The power of the classroom
My older daughter began preschool last spring, and in the time since, I’ve realized more than ever the power of the classroom—especially in those early years when our kids’ minds are eager to absorb every new word and idea presented to them.
Decades of research have proven the benefits of high-quality early education. Studies suggest that the first eight years of a child’s life are instrumental in their long-term development and health. We also know that getting more kids into classrooms earlier on would widen our workforce, strengthen our economy and even bolster our national security, as right now nearly a third of potential military recruits aren’t eligible to enlist because they’ve either failed the military’s entrance exam or never earned a high school diploma or GED.

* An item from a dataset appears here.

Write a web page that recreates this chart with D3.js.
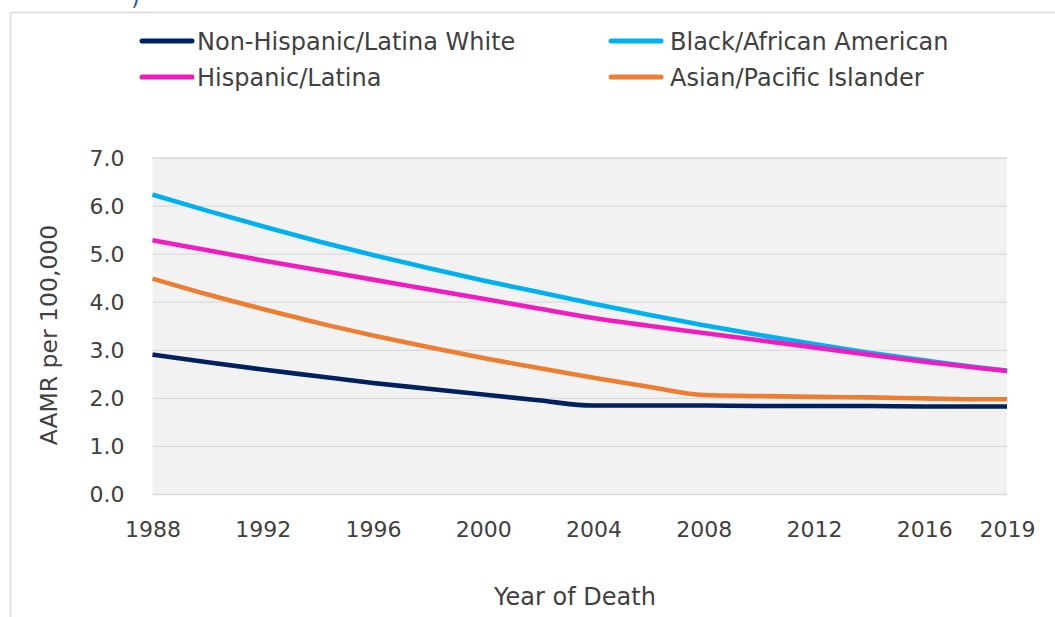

And yet despite all that, our country still treats early education as merely an afterthought.
There’s a reason why teachers from Illinois to California to West Virginia have spent much of the past year-plus on the picket line. It’s because for too long, we’ve taken advantage of teachers’ generosity and love for their students, assuming that they’ll continue to accept a salary far, far below their worth.
These are the people charged with our children’s safety—and yet we pay them so poorly that some struggle to afford groceries. We treat them so miserably that some are forced to quit the jobs they love just so they can afford next month’s rent.
Tell me how that makes any sense. Tell me why we give so little to the folks who take care of the kids we love so much.
Think of the exorbitant sums our government spends elsewhere. Consider, for example, the $125 billion of the Pentagon’s budget that was lost to bureaucratic waste in a single year, according to a 2015 report.
Imagine how many more kids would one day become doctors or Marines or teachers themselves if this country actually put adequate resources aside to rebuild our schools, expand child care access and pay our teachers anywhere near the amount they deserve.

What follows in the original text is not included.